• AIM OF THE EXERCISE: Retype every line from the start of the data down to and including the line with "fig = plt.figure(figsize=(10.24, 8.47), dpi=100)". Skip the pictures.

• DATASET EXCERPT:
_ _ _

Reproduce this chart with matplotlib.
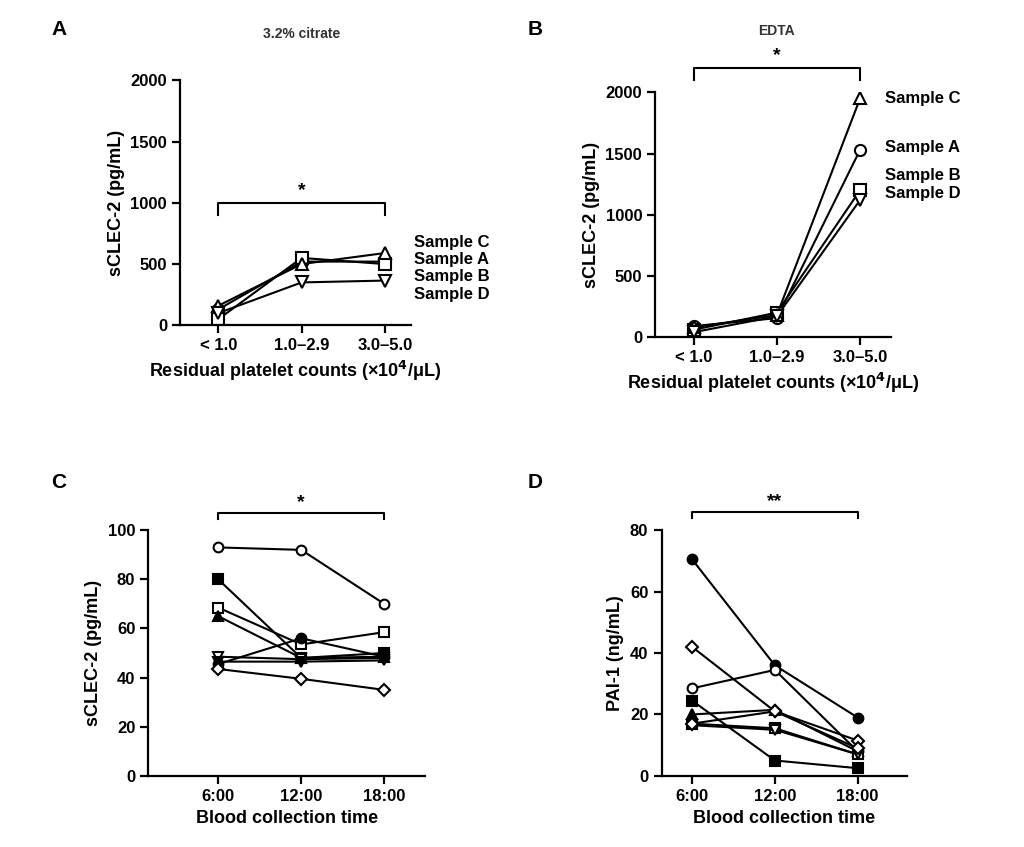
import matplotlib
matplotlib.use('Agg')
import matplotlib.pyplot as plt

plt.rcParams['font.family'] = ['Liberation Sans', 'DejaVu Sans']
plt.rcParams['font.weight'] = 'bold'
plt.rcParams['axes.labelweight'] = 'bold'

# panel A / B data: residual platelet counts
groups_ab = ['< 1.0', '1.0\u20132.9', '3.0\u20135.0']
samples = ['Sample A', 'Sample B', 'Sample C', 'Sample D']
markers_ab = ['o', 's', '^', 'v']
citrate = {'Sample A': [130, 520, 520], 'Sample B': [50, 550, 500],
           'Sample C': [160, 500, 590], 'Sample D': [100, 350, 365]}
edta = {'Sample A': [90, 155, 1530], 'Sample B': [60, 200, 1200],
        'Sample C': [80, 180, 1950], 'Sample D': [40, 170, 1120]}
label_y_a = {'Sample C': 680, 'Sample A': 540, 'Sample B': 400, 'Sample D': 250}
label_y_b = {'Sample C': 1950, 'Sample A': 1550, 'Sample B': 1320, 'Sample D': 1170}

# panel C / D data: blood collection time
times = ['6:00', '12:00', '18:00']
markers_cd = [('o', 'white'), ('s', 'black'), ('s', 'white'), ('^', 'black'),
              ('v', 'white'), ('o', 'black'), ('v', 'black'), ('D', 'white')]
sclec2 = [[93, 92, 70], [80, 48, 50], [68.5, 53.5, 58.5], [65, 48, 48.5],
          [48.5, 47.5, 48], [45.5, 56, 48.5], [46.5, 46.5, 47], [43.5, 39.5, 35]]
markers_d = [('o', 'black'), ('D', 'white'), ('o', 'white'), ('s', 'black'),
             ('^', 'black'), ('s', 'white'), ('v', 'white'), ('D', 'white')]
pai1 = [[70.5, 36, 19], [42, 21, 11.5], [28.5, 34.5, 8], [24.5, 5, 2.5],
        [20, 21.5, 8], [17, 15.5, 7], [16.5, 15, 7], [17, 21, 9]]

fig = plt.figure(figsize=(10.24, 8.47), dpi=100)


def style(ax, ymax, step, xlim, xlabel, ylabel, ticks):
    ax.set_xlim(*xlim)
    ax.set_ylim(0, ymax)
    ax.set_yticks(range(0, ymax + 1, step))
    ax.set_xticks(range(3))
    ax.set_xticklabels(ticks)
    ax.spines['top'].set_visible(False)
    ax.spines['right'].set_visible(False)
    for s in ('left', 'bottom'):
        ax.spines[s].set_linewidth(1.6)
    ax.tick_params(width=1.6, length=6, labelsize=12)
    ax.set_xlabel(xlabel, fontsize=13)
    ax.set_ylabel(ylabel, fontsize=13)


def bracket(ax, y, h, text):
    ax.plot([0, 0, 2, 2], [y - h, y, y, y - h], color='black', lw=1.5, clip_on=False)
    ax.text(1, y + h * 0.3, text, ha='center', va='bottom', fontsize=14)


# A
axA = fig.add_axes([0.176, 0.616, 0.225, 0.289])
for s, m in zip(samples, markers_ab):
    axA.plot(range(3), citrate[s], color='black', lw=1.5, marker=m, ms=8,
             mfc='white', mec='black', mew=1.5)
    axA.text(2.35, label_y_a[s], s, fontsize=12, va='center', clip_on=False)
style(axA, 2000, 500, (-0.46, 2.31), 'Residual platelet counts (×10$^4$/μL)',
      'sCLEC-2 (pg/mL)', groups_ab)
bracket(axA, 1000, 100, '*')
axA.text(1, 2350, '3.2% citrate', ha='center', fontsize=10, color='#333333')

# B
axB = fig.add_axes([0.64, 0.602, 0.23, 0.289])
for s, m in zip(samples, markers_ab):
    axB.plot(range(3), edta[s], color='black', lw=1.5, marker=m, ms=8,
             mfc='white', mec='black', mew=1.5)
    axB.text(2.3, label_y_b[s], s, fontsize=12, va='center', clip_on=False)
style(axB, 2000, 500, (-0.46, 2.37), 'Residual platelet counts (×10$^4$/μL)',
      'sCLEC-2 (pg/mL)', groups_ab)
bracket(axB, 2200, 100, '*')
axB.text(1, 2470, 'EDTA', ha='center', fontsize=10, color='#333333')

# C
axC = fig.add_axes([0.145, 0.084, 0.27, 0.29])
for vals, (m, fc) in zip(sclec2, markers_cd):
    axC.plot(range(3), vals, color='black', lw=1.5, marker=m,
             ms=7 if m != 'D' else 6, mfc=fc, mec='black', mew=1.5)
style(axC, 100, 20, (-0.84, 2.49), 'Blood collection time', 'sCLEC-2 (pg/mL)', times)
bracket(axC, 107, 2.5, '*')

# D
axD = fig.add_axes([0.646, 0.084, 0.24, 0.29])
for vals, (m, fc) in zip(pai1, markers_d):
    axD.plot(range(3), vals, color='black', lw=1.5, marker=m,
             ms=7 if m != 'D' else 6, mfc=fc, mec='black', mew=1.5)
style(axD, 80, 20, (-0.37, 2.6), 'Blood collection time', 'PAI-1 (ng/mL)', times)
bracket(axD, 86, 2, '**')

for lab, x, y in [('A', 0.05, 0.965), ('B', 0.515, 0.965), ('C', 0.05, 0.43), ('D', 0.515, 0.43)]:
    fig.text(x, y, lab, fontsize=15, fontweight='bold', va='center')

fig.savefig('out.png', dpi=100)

_ _ _

• ANSWER FOR THE TASK:
Reproduce this chart with matplotlib.
import matplotlib
matplotlib.use('Agg')
import matplotlib.pyplot as plt

plt.rcParams['font.family'] = ['Liberation Sans', 'DejaVu Sans']
plt.rcParams['font.weight'] = 'bold'
plt.rcParams['axes.labelweight'] = 'bold'

# panel A / B data: residual platelet counts
groups_ab = ['< 1.0', '1.0\u20132.9', '3.0\u20135.0']
samples = ['Sample A', 'Sample B', 'Sample C', 'Sample D']
markers_ab = ['o', 's', '^', 'v']
citrate = {'Sample A': [130, 520, 520], 'Sample B': [50, 550, 500],
           'Sample C': [160, 500, 590], 'Sample D': [100, 350, 365]}
edta = {'Sample A': [90, 155, 1530], 'Sample B': [60, 200, 1200],
        'Sample C': [80, 180, 1950], 'Sample D': [40, 170, 1120]}
label_y_a = {'Sample C': 680, 'Sample A': 540, 'Sample B': 400, 'Sample D': 250}
label_y_b = {'Sample C': 1950, 'Sample A': 1550, 'Sample B': 1320, 'Sample D': 1170}

# panel C / D data: blood collection time
times = ['6:00', '12:00', '18:00']
markers_cd = [('o', 'white'), ('s', 'black'), ('s', 'white'), ('^', 'black'),
              ('v', 'white'), ('o', 'black'), ('v', 'black'), ('D', 'white')]
sclec2 = [[93, 92, 70], [80, 48, 50], [68.5, 53.5, 58.5], [65, 48, 48.5],
          [48.5, 47.5, 48], [45.5, 56, 48.5], [46.5, 46.5, 47], [43.5, 39.5, 35]]
markers_d = [('o', 'black'), ('D', 'white'), ('o', 'white'), ('s', 'black'),
             ('^', 'black'), ('s', 'white'), ('v', 'white'), ('D', 'white')]
pai1 = [[70.5, 36, 19], [42, 21, 11.5], [28.5, 34.5, 8], [24.5, 5, 2.5],
        [20, 21.5, 8], [17, 15.5, 7], [16.5, 15, 7], [17, 21, 9]]

fig = plt.figure(figsize=(10.24, 8.47), dpi=100)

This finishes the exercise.